The complaints come from Clapham, Brockley, Vauxhall – places that can get as many as 40 planes an hour, often through much the day.  And from people living under the take-off routes as they have become more concentrated: Hanwell, Staines, Ealing.

The call of all these residents for relief as been branded as Nimby in some quarters.  I would strongly argue it is not.

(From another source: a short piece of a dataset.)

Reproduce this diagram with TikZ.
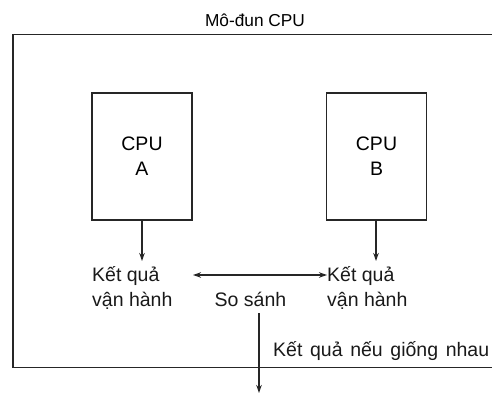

None of them are wanting all the planes to be shifted elsewhere; simply for the noise to be shared around on the basis that, if this is done well, nobody’s life should be turned upside down in the way theirs has been.

When I campaigned against road building in London in the 1980s some Dulwich residents, faced with the prospect of the South Circular outside their homes being widened, advocated a new highway was built through Brixton and Peckham.  That’s Nimbyism.  That’s parcelling up the misery and exporting it elsewhere.  Precisely what the overflown residents are not calling for.

HACAN has worked hard over the last few years to promote to not Nimbyism, but respite.  We are pleased to say that respite is now official Government policy and that Heathrow Airport supports the concept.  We are engaging with Heathrow to find ways in which it can work for both the airport and residents.

London City Airport, by contrast, is planning to concentrate their routes – http://www.londoncityairport.com/londonairspacemanagement.  Not that they have gone out of their way to tell anybody.  Information has simply been put on their website and given to their supine consultative committee.

HACAN has worked hard to publicise their proposals.  Last week the story hit the front page of the South London Press and featured heavily in the East London newspapers.  Tonight we are holding a meeting in Wanstead Library which is expected to be packed with residents and local councillors.  It will be addressed by GLA members Roger Evans and Murad Qureshi.  GLA members and councillors south of the river also plan to write to the airport with their concerns.

It’s a battle that HACAN is fighting to win.  We will be questioning whether the consultation has been conducted properly and indeed whether the absence of respite from London City’s proposals means they maybe flouting Government policy.  And we are doing because sharing is fairer.  That’s not Nimbyism.